An unparalleled exposition associated with the Heydrichiad is at the Army Museum in Žižkov. It includes some well preserved personal belongings of the London paratroopers.

Wenceslas square

If there is one place in Prague which can unquestionably be called the “boulevard of history” it is Wenceslas Square. The number of major events that have taken place under the statue of St Wenceslas would fill a book. Let’s first take a look at two of them – the tragedies that marked the “Prague Spring” of 1968.

The first is the mysterious death of US diplomat Charles Jordan in the summer of 1967. Jordan, Director of the American Joint Distribution Committee, flew to Prague in August 1967 from Bucharest, supposedly on vacation. He booked into the luxury Hotel Esplanade near Wenceslas Square. On 19 July 1967 Jordan told his wife he was going to Wenceslas Square to buy some cigarettes. When he still had not come back after some considerable time, Mrs Jordan alerted the American Embassy and the police. Too late. Mr Jordan’s body was found a fortnight later in the Vltava River near Charles Bridge. Exactly what happened was a question the Czechoslovak public asked to no avail, and despite several investigations the case remains open to this day.
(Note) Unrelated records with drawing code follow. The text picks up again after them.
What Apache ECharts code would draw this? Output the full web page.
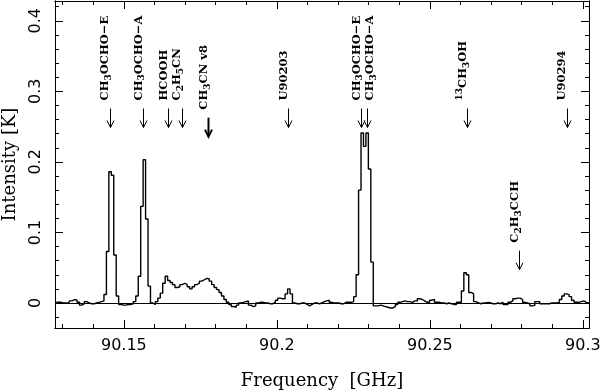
<!DOCTYPE html>
<html>
<head>
<meta charset="UTF-8">
<title>spectrum</title>
<script src="https://cdn.jsdelivr.net/npm/echarts@6.0.0/dist/echarts.min.js"></script>
<style>
  body { margin: 0; padding: 0; background: #fff; }
  #app { width: 602px; height: 392px; }
</style>
</head>
<body>
<div id="app"></div>
<script>
// channel grid of the spectrum (GHz)
const chanStart = 90.1275;
const chanWidth = 0.0008;

// intensity per channel [K]
const intensity = [
  0.001, 0.001, 0.001, 0.000, 0.000, 0.000, 0.003, 0.005, 0.004, 0.001,
  -0.003, -0.001, 0.002, 0.000, -0.001, -0.001, 0.000, 0.001, 0.002, 0.003,
  0.012, 0.073, 0.186, 0.181, 0.068, 0.010, -0.002, -0.003, -0.003, -0.002,
  -0.002, -0.001, 0.002, 0.010, 0.038, 0.137, 0.203, 0.119, 0.024, 0.000,
  -0.002, 0.002, 0.007, 0.014, 0.028, 0.038, 0.032, 0.029, 0.026, 0.022,
  0.023, 0.026, 0.028, 0.026, 0.023, 0.020, 0.023, 0.026, 0.028, 0.031,
  0.033, 0.035, 0.034, 0.031, 0.026, 0.022, 0.019, 0.015, 0.010, 0.005,
  0.001, -0.002, -0.005, -0.006, -0.003, 0.000, 0.001, 0.002, 0.003, -0.003,
  -0.005, -0.004, 0.000, 0.001, 0.001, 0.000, 0.000, -0.001, -0.001, 0.001,
  0.004, 0.007, 0.006, 0.006, 0.013, 0.020, 0.013, 0.000, -0.001, -0.001,
  0.000, 0.000, -0.002, -0.004, -0.002, 0.000, 0.000, -0.001, 0.000, 0.002,
  0.003, 0.004, 0.001, 0.000, 0.000, 0.000, -0.001, -0.001, 0.001, 0.001,
  0.001, 0.002, 0.009, 0.040, 0.160, 0.241, 0.222, 0.241, 0.190, 0.058,
  -0.004, -0.004, -0.003, -0.004, -0.005, -0.006, -0.007, -0.007, -0.005, -0.002,
  0.001, 0.002, 0.003, 0.002, 0.002, 0.001, 0.003, 0.003, 0.006, 0.005,
  0.003, 0.001, 0.001, 0.004, 0.005, 0.001, 0.001, 0.000, 0.000, -0.001,
  0.000, -0.001, -0.002, -0.002, 0.001, 0.001, 0.017, 0.043, 0.040, 0.015,
  0.013, 0.002, 0.000, -0.001, 0.000, 0.000, 0.001, 0.000, -0.001, -0.001,
  0.000, -0.001, 0.001, -0.002, -0.002, 0.001, 0.003, 0.006, 0.007, 0.007,
  0.005, 0.001, 0.000, -0.001, -0.004, -0.003, 0.002, 0.002, -0.001, -0.001,
  -0.001, -0.001, 0.000, 0.000, 0.000, 0.001, 0.005, 0.010, 0.013, 0.012,
  0.009, 0.004, 0.001, 0.001, 0.002, 0.003, 0.001, 0.000, 0.000
];

// line identifications: _x = subscript, ^xx = superscript
const lineNames = ['CH_3OCHO\u2212E', 'CH_3OCHO\u2212A', 'HCOOH', 'C_2H_5CN', 'CH_3CN v8', 'U90203',
                   'CH_3OCHO\u2212E', 'CH_3OCHO\u2212A', '^13CH_3OH', 'U90294', 'C_2H_3CCH'];
const lineFreqs = [90.1454, 90.1563, 90.1645, 90.1689, 90.1776, 90.2037,
                   90.2275, 90.2293, 90.2622, 90.2947, 90.2792];
const labelFreqs = [90.1454, 90.1563, 90.1645, 90.1689, 90.1776, 90.2037,
                    90.2275, 90.2320, 90.2622, 90.2947, 90.2792];
const labelBase = [0.287, 0.287, 0.287, 0.287, 0.274, 0.287,
                   0.287, 0.287, 0.287, 0.287, 0.0855];

// axes
const xMin = 90.1275, xMax = 90.302;
const yMin = -0.0354, yMax = 0.428;
const xMajor = [90.15, 90.2, 90.25, 90.3];
const xMinor = [90.13, 90.14, 90.16, 90.17, 90.18, 90.19, 90.21, 90.22, 90.23, 90.24, 90.26, 90.27, 90.28, 90.29];
const yMajor = [0, 0.1, 0.2, 0.3, 0.4];
const yMinor = [-0.02, 0.02, 0.04, 0.06, 0.08, 0.12, 0.14, 0.16, 0.18, 0.22, 0.24, 0.26, 0.28, 0.32, 0.34, 0.36, 0.38, 0.42];

const sans = 'DejaVu Sans';
const serif = 'DejaVu Serif';

const spectrum = intensity.map((v, i) => [chanStart + (i + 0.5) * chanWidth, v]);

const richStyles = {
    n: {fontFamily: serif, fontWeight: 'bold', fontSize: 11.5, lineHeight: 16, fill: '#000'},
    s: {fontFamily: serif, fontWeight: 'bold', fontSize: 9, lineHeight: 9, verticalAlign: 'bottom', fill: '#000'},
    p: {fontFamily: serif, fontWeight: 'bold', fontSize: 9, lineHeight: 9, verticalAlign: 'top', fill: '#000'}
};

function toRich(s) {
    return s.replace(/_(\d)|\^(\d+)|([^_^]+)/g, (m, sub, sup, txt) =>
        sub ? '{s|' + sub + '}' : sup ? '{p|' + sup + '}' : '{n|' + txt + '}');
}

function renderLine(params, api) {
    const i = params.dataIndex;
    const a = api.coord([api.value(0), api.value(1)]);
    const t = api.coord([api.value(2), api.value(1)]);
    const w = lineNames[i].indexOf('CN v8') >= 0 ? 2 : 1;
    const x = Math.round(a[0]) + 0.5, y = a[1];
    const st = {stroke: '#000', lineWidth: w, fill: 'none'};
    return {
        type: 'group',
        children: [
            {type: 'text', x: t[0] - 4.5, y: y, rotation: Math.PI / 2,
             style: {text: toRich(lineNames[i]), rich: richStyles, fontFamily: serif, fontSize: 11.5,
                     align: 'left', verticalAlign: 'middle', fill: '#000'}},
            {type: 'polyline', shape: {points: [[x, y + 8], [x, y + 27]]}, style: st},
            {type: 'polyline', shape: {points: [[x - 3.5, y + 20], [x, y + 27], [x + 3.5, y + 20]]}, style: st}
        ]
    };
}

function xAxisCfg(pos, ticks, len, labels) {
    return {
        type: 'value', position: pos, min: xMin, max: xMax,
        axisLine: {show: true, onZero: false, lineStyle: {color: '#000', width: 1}},
        axisTick: {show: true, inside: true, length: len, customValues: ticks, lineStyle: {color: '#000', width: 1}},
        axisLabel: {show: labels, customValues: ticks, color: '#000', fontFamily: sans, fontSize: 16, margin: 10},
        splitLine: {show: false},
        name: labels ? 'Frequency  [GHz]' : '',
        nameLocation: 'middle', nameGap: 44,
        nameTextStyle: {fontFamily: serif, fontSize: 18, color: '#000'}
    };
}

function yAxisCfg(pos, ticks, len, labels) {
    return {
        type: 'value', position: pos, min: yMin, max: yMax,
        axisLine: {show: true, onZero: false, lineStyle: {color: '#000', width: 1}},
        axisTick: {show: true, inside: true, length: len, customValues: ticks, lineStyle: {color: '#000', width: 1}},
        axisLabel: {show: labels, customValues: ticks, rotate: 90, color: '#000', fontFamily: sans, fontSize: 16, margin: 11},
        splitLine: {show: false},
        name: labels ? 'Intensity [K]' : '',
        nameLocation: 'middle', nameGap: 36,
        nameTextStyle: {fontFamily: serif, fontSize: 18, color: '#000'}
    };
}

const chart = echarts.init(document.getElementById('app'), null, {renderer: 'canvas'});
chart.setOption({
    animation: false,
    backgroundColor: '#fff',
    grid: {left: 55, right: 13, top: 1, bottom: 64, containLabel: false, outerBoundsMode: 'none'},
    xAxis: [
        xAxisCfg('bottom', xMajor, 8, true),
        xAxisCfg('bottom', xMinor, 4, false),
        xAxisCfg('top', xMajor, 8, false),
        xAxisCfg('top', xMinor, 4, false)
    ],
    yAxis: [
        yAxisCfg('left', yMajor, 8, true),
        yAxisCfg('left', yMinor, 4, false),
        yAxisCfg('right', yMajor, 8, false),
        yAxisCfg('right', yMinor, 4, false)
    ],
    series: [
        {
            type: 'line',
            data: spectrum,
            step: 'middle',
            symbol: 'none',
            lineStyle: {color: '#000', width: 1.4},
            silent: true,
            markLine: {
                silent: true,
                symbol: 'none',
                label: {show: false},
                lineStyle: {color: '#000', width: 1, type: 'solid'},
                data: [{yAxis: 0}]
            }
        },
        {
            type: 'custom',
            silent: true,
            renderItem: renderLine,
            data: lineFreqs.map((f, i) => [f, labelBase[i], labelFreqs[i]]),
            clip: false
        }
    ]
});
</script>
</body>
</html>
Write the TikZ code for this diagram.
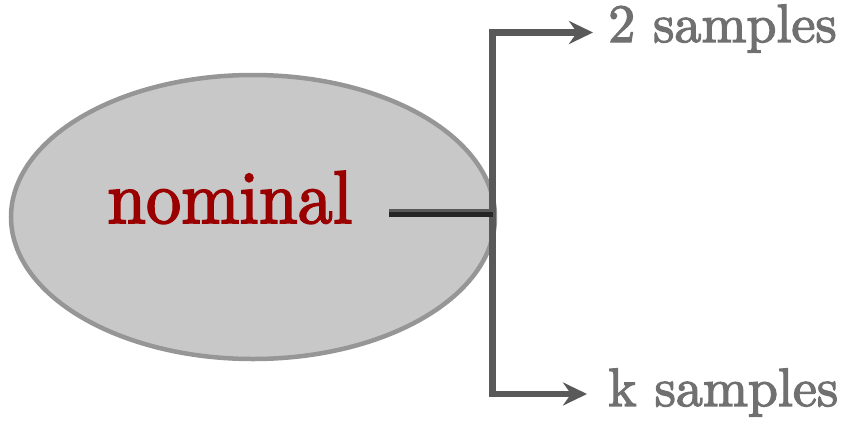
\documentclass[tikz,border=0pt]{standalone}
\usepackage{fontspec}
\usetikzlibrary{arrows.meta,shapes.geometric}
\newfontfamily\labelfont{lmroman10-regular.otf}[FakeBold=2.4]
\definecolor{ellfill}{HTML}{C8C8C8}
\definecolor{ellline}{HTML}{969696}
\definecolor{linkgray}{HTML}{595959}
\definecolor{labelgray}{HTML}{707070}
\definecolor{darkred}{HTML}{9A0000}
\tikzset{
  blob/.style={ellipse, draw=ellline, fill=ellfill, line width=4.5pt, inner sep=0pt},
  outlabel/.style={text=labelgray, font=\labelfont\fontsize{54}{60}\selectfont, inner sep=0pt, anchor=base west},
  link/.style={draw=linkgray, line width=6.5pt},
  linkarrow/.style={link, -{Stealth[length=24pt,width=23pt,inset=8pt]}}
}
\begin{document}
\begin{tikzpicture}[x=1pt,y=-1pt]
  \useasboundingbox (0,0) rectangle (844,421);
  % the category ellipse and its label
  \node[blob, minimum width=484pt, minimum height=284pt] (cat) at (253,217) {};
  \node[text=darkred, font=\labelfont\fontsize{70}{80}\selectfont, inner sep=0pt, anchor=base west] (nom) at (107,223) {\scalebox{1}[1.07]{nominal}};
  % outcome labels
  \node[outlabel] (two) at (608,42) {2 samples};
  \node[outlabel] (ks) at (608,406) {k samples};
  % branch points
  \coordinate (stem) at (389,213);
  \coordinate (fork) at (492.5,213);
  \coordinate (up) at (492.5,32.5);
  \coordinate (down) at (492.5,394);
  % connectors
  \draw[link, line cap=rect] (up) -- (down);
  \draw[draw=linkgray, line width=7.5pt] (stem) -- (fork);
  \draw[draw=black!85, line width=4.5pt] ([yshift=-1.5pt]stem) -- ([yshift=-1.5pt]fork);
  \draw[linkarrow] (up) -- ([xshift=-15pt]up -| two.west);
  \draw[linkarrow] (down) -- ([xshift=-21pt]down -| ks.west);
\end{tikzpicture}
\end{document}
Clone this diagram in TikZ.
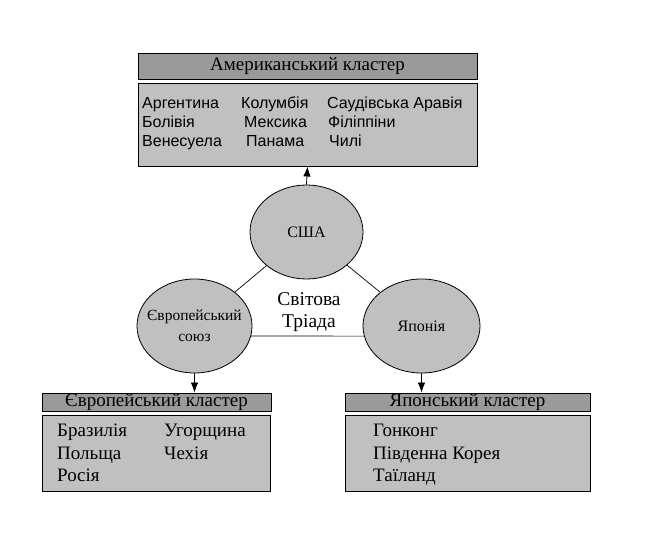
\documentclass[tikz,border=0pt]{standalone}
\usepackage{fontspec}
\setmainfont{Liberation Serif}
\newfontfamily\sansf{Liberation Sans}
\usetikzlibrary{shapes.geometric,arrows.meta}
\definecolor{hdrgray}{HTML}{9A9A9A}
\definecolor{boxgray}{HTML}{C0C0C0}
\tikzset{
  hdr/.style={draw=black, fill=hdrgray, line width=0.9pt, inner sep=0pt, anchor=center},
  content/.style={draw=black, fill=boxgray, line width=0.9pt, inner sep=0pt, anchor=center},
  member/.style={draw=black, fill=boxgray, ellipse, line width=0.8pt, inner sep=0pt, minimum height=94pt},
  mtxt/.style={align=center, inner sep=0pt, font=\fontsize{16}{20}\selectfont},
  tie/.style={line width=0.7pt},
  feed/.style={line width=0.8pt, -{Latex[length=10pt,width=7.5pt]}},
  lst/.style={anchor=base west, inner sep=0pt, font=\sansf\fontsize{16}{18}\selectfont},
  lstser/.style={anchor=base west, inner sep=0pt, font=\fontsize{19}{22}\selectfont},
  htxt/.style={font=\fontsize{19}{20}\selectfont}
}
\begin{document}
\begin{tikzpicture}[x=1pt,y=-1pt]
\useasboundingbox (0,0) rectangle (666,553);
% top cluster
\node[hdr, minimum width=339pt, minimum height=26pt, htxt] (amh) at (307.5,66) {Американський кластер};
\node[content, minimum width=339pt, minimum height=83pt] (amc) at (307.5,124.5) {};
\node[lst] (a1) at (142,109) {Аргентина};
\node[lst] (a2) at (142,128) {Болівія};
\node[lst] (a3) at (142,147) {Венесуела};
\node[lst] (a4) at (241,109) {Колумбія};
\node[lst] (a5) at (244,128) {Мексика};
\node[lst] (a6) at (246,147) {Панама};
\node[lst] (a7) at (327,109) {Саудівська Аравія};
\node[lst] (a8) at (328,128) {Філіппіни};
\node[lst] (a9) at (329,147) {Чилі};
% circles
\node[member, minimum width=113pt] (usa) at (306.5,232) {};
\node[member, minimum width=115pt] (eu) at (194.5,326) {};
\node[member, minimum width=117pt] (jp) at (421.5,326) {};
\node[mtxt] (usat) at (usa.center) {США};
\node[mtxt, font=\fontsize{15.5}{21}\selectfont] (eut) at (eu.center) {Європейський\\союз};
\node[mtxt] (jpt) at (jp.center) {Японія};
\node[align=center, inner sep=0pt, font=\fontsize{19.5}{22}\selectfont] (triad) at (309,312) {Світова\\Тріада};
\draw[tie] (usa) -- (eu);
\draw[tie] (usa) -- (jp);
\draw[tie] (eu.-10) -- (jp.190);
% EU cluster
\node[hdr, minimum width=229pt, minimum height=18pt, htxt] (euh) at (156.5,402) {Європейський кластер};
\node[content, minimum width=228pt, minimum height=76pt] (euc) at (156,453) {};
\node[lstser] (e1) at (57,436) {Бразилія};
\node[lstser] (e2) at (57,459) {Польща};
\node[lstser] (e3) at (57,481) {Росія};
\node[lstser] (e4) at (164,436) {Угорщина};
\node[lstser] (e5) at (164,459) {Чехія};
% Japan cluster
\node[hdr, minimum width=245pt, minimum height=18pt, htxt] (jph) at (467.5,402) {Японський кластер};
\node[content, minimum width=245pt, minimum height=76pt] (jpc) at (467.5,453) {};
\node[lstser] (j1) at (373,436) {Гонконг};
\node[lstser] (j2) at (373,459) {Південна Корея};
\node[lstser] (j3) at (373,481) {Таїланд};
% arrows
\draw[feed] (usa.north) -- (amc.south);
\draw[feed] (eu.south) -- (eu.south |- euh.north);
\draw[feed] (jp.south) -- (jp.south |- jph.north);
\end{tikzpicture}
\end{document}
The question which of the secret services were behind the Prague murder will probably remain unanswered. What we do know is that the death of Mr Jordan belonged to the list of goings-on that precipitated the dramatic developments in Czechoslovakia in 1967 and 1968, linked inextricably to the so-called “Prague Spring”.

Hopes were dashed, as we know, on 21 August 1968 and the “Prague Spring” earned its definitive full-stop a few months later. On sixteenth January 1969, Wenceslas Square witnessed the self-immolation of the Philosophy Faculty student Jan Palach, and on 25 February that year, of the Šumperk polytechnic student Jan Zajíc. Their action was the last futile gesture of resistance against the Soviet occupation. Palach and Zajíc have an original memorial and commemorative inscription on Wenceslas Square. The Grave of Jan Palach,decorated with a relief by the famous Czech sculptor Olbram Zoubek, is at Olšany cemetery. We still owe a dignified memorial to Mr Jordan and the other victims of the Cold War.

However, history continued its march along Wenceslas Square. In November 1989, it was one of the venues with the greatest demonstration against the ruling Communist regime. The Melantrich building, from whose balcony Václav Havel, Alexander Dubček, or Karel Kryl among others addressed the hundreds of thousands strong crowd is now a Marks & Spencer store. But the façade has not changed much – apart from bearing the famous multinational company logo. The atmosphere of the “Velvet Revolution” on Wenceslas Square is best felt just before Christmas, when people remember President Václav Havel by lighting candles around the St Wenceslas statue.